Despite the strong progress, there are several issues with current approaches. Not only do deep neural network based models rely on large amounts of annotated training data, but they also require the task to be explicitly defined at a fine-grained level and the learning architecture to be optimized specifically for this task. The resulting model usually has a very limited explainability and a low level of generalizability and robustness against domain shifts or adversarial examples. Yet, for many use-cases, these properties are crucial to allow for practical applicability. For example, vision systems for autonomous driving need to work reliably even under adverse weather conditions and the uncertainty of predictions should be reflected in the network’s confidence.

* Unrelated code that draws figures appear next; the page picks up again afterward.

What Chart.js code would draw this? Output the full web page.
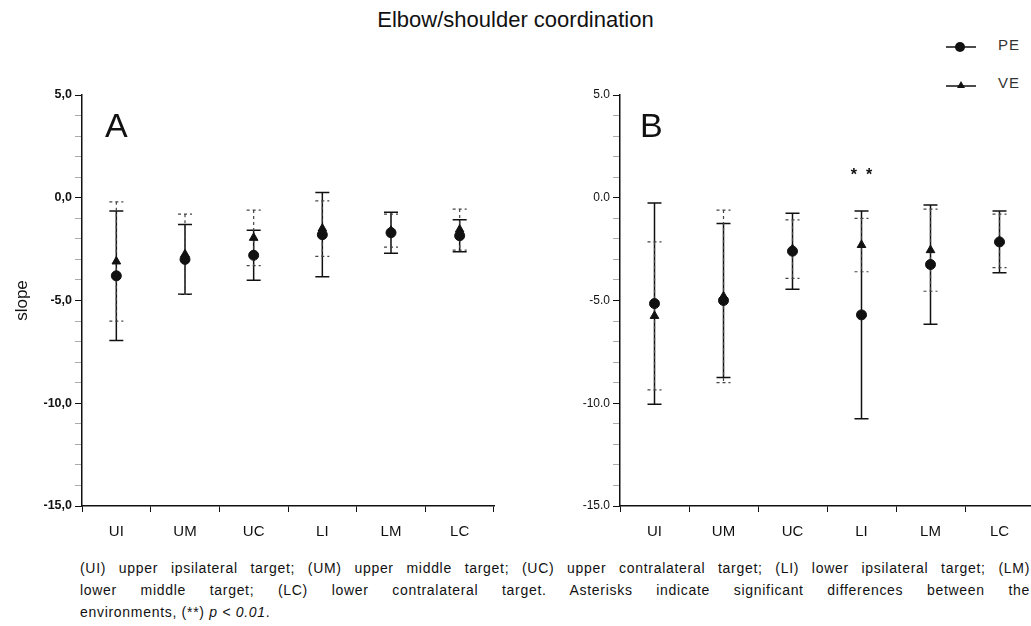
<!DOCTYPE html>
<html lang="en">
<head>
  <meta charset="UTF-8" />
  <title>Elbow/shoulder coordination</title>
  <script src="https://cdn.jsdelivr.net/npm/chart.js"></script>
  <style>
    html, body { margin: 0; padding: 0; background: #fff; overflow: hidden; }
    body { width: 1031px; height: 626px; position: relative; font-family: 'Liberation Sans', Arial, sans-serif; color: #111; }
    #title { position: absolute; left: 0; width: 1031px; top: 7px; text-align: center; font-size: 22px; }
    canvas { position: absolute; top: 80px; }
    #chartA { left: 0; }
    #chartB { left: 540px; }
    .panel { position: absolute; font-size: 34px; }
    #legend { position: absolute; left: 946px; top: 36px; font-size: 15px; color: #333; letter-spacing: 1px; }
    #legend div { height: 38px; display: flex; align-items: flex-start; }
    #legend svg { margin-right: 22px; }
    #caption { position: absolute; left: 80px; top: 557px; width: 950px; font-size: 14px; line-height: 22px; letter-spacing: 0.7px; }
    #caption .j { text-align: justify; text-align-last: justify; white-space: nowrap; }
  </style>
</head>
<body>
  <div id="title">Elbow/shoulder coordination</div>

  <div id="legend">
    <div><svg width="30" height="22"><line x1="0" y1="11" x2="30" y2="11" stroke="#111" stroke-width="1.5"/><circle cx="14" cy="11" r="5" fill="#111"/></svg>PE</div>
    <div><svg width="30" height="22"><line x1="0" y1="12" x2="30" y2="12" stroke="#111" stroke-width="1.5"/><polygon points="15,7 19,14 11,14" fill="#111"/></svg>VE</div>
  </div>

  <canvas id="chartA" width="500" height="456"></canvas>
  <canvas id="chartB" width="500" height="456"></canvas>

  <div class="panel" style="left:105px; top:106px;">A</div>
  <div class="panel" style="left:640px; top:106px;">B</div>

  <div id="caption">
    <div class="j">(UI) upper ipsilateral target; (UM) upper middle target; (UC) upper contralateral target; (LI) lower ipsilateral target; (LM)</div>
    <div class="j">lower middle target; (LC) lower contralateral target. Asterisks indicate significant differences between the</div>
    <div>environments, (**) <i>p &lt; 0.01</i>.</div>
  </div>

  <script>
    // targets
    const categories = ["UI", "UM", "UC", "LI", "LM", "LC"];
    const yTicks = [5, 0, -5, -10, -15];

    // panel A - means and error bar half-lengths
    const peMeanA = [-3.8, -3.0, -2.8, -1.8, -1.7, -1.85];
    const peErrA  = [3.15, 1.7, 1.22, 2.05, 1.0, 0.78];
    const veMeanA = [-3.1, -2.75, -1.95, -1.5, -1.6, -1.55];
    const veErrA  = [2.9, 1.95, 1.35, 1.35, 0.8, 1.0];

    // panel B
    const peMeanB = [-5.15, -5.0, -2.6, -5.7, -3.25, -2.15];
    const peErrB  = [4.9, 3.75, 1.85, 5.05, 2.9, 1.5];
    const veMeanB = [-5.75, -4.8, -2.5, -2.3, -2.55, -2.1];
    const veErrB  = [3.6, 4.2, 1.42, 1.3, 2.0, 1.3];

    // significant difference (**) in panel B
    const sigB = ["LI"];

    const errorBars = {
      id: "errorBars",
      beforeDatasetsDraw(chart) {
        const { ctx, scales: { x, y } } = chart;
        chart.data.datasets.forEach(ds => {
          ctx.save();
          ctx.strokeStyle = ds.barColor;
          ctx.lineWidth = ds.barWidth;
          ctx.setLineDash(ds.barDash);
          ds.data.forEach((v, j) => {
            const px = x.getPixelForValue(j);
            const top = y.getPixelForValue(v + ds.errors[j]);
            const bot = y.getPixelForValue(v - ds.errors[j]);
            ctx.beginPath();
            ctx.moveTo(px, top); ctx.lineTo(px, bot);
            ctx.moveTo(px - 7, top); ctx.lineTo(px + 7, top);
            ctx.moveTo(px - 7, bot); ctx.lineTo(px + 7, bot);
            ctx.stroke();
          });
          ctx.restore();
        });
      },
      afterDatasetsDraw(chart, args, opts) {
        if (!opts.sig) return;
        const { ctx, scales: { x, y } } = chart;
        ctx.save();
        ctx.fillStyle = "#111";
        ctx.font = "bold 16px 'Liberation Sans', Arial";
        ctx.textAlign = "center";
        opts.sig.forEach(cat => {
          const j = categories.indexOf(cat);
          let top = Math.max(...chart.data.datasets.map(ds => ds.data[j] + ds.errors[j]));
          ctx.fillText("*  *", x.getPixelForValue(j), y.getPixelForValue(top) - 31);
        });
        ctx.restore();
      }
    };

    function makeChart(id, peMean, peErr, veMean, veErr, opts) {
      return new Chart(document.getElementById(id), {
        type: "line",
        data: {
          labels: categories,
          datasets: [
            { label: "PE", data: peMean, errors: peErr, showLine: false,
              pointStyle: "circle", pointRadius: 5, pointHoverRadius: 5,
              backgroundColor: "#111", borderColor: "#111",
              barColor: "#111", barWidth: 1.5, barDash: [] },
            { label: "VE", data: veMean, errors: veErr, showLine: false,
              pointStyle: "triangle", pointRadius: 5, pointHoverRadius: 5,
              backgroundColor: "#111", borderColor: "#111",
              barColor: "#444", barWidth: 1.2, barDash: [3, 3] }
          ]
        },
        options: {
          responsive: false,
          animation: false,
          layout: { padding: { top: 15, right: opts.right, left: 0, bottom: 0 } },
          plugins: {
            legend: { display: false },
            tooltip: { enabled: false },
            errorBars: { sig: opts.sig }
          },
          scales: {
            x: {
              type: "category",
              offset: true,
              afterFit: s => { s.height = 30; },
              grid: { offset: true, drawOnChartArea: false, tickLength: 6, color: "#111" },
              border: { color: "#111", width: 1.5 },
              ticks: { color: "#111", padding: 11, font: { family: "'Liberation Sans', Arial", size: 15 } }
            },
            y: {
              min: -15, max: 5,
              afterFit: s => { s.width = opts.axisW; },
              afterBuildTicks: s => {
                const t = [];
                for (let v = -15; v <= 5; v++) t.push({ value: v });
                s.ticks = t;
              },
              grid: {
                drawOnChartArea: false, tickLength: 7,
                tickColor: c => yTicks.includes(c.tick.value) ? "#111" : "#aaa"
              },
              border: { color: "#111", width: 1.5 },
              title: opts.title ? {
                display: true, text: "slope", color: "#111",
                font: { family: "'Liberation Sans', Arial", size: 17 },
                padding: { top: 12, bottom: 0 }
              } : { display: false },
              ticks: {
                color: "#111", padding: 3, autoSkip: false,
                font: { family: "'Liberation Sans', Arial", size: opts.bold ? 12.5 : 12, weight: opts.bold ? "bold" : "normal" },
                callback: v => yTicks.includes(v) ? opts.fmt(v) : ""
              }
            }
          }
        },
        plugins: [errorBars]
      });
    }

    makeChart("chartA", peMeanA, peErrA, veMeanA, veErrA, {
      right: 4, axisW: 82, title: true, bold: true,
      fmt: v => v.toFixed(1).replace(".", ",")
    });
    makeChart("chartB", peMeanB, peErrB, veMeanB, veErrB, {
      right: 2, axisW: 80, title: false, bold: false, sig: sigB,
      fmt: v => v.toFixed(1)
    });
  </script>
</body>
</html>
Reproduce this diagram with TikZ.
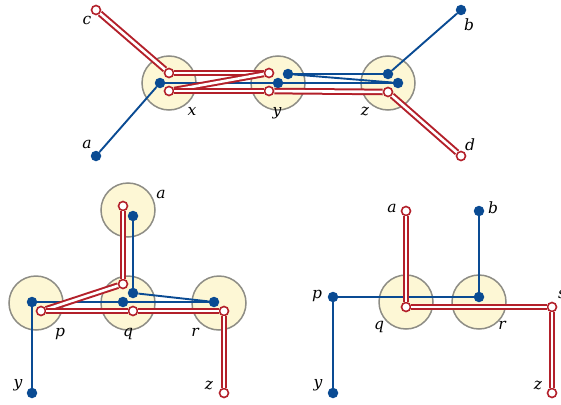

In this presentation, I will show samples from our recent work towards understanding the lack of robustness in current computer vision models and derive architecture modifications and training procedures that can improve the model’s generalization ability and robustness under adversarial attacks and domain shifts. We therefore leverage the signal processing properties of modern convolutional network architectures, and show that reducing systematic construction flaws in networks can improve their practical behavior. We further discuss novel training methods such as to explicitly train for more reliable behavior in practice.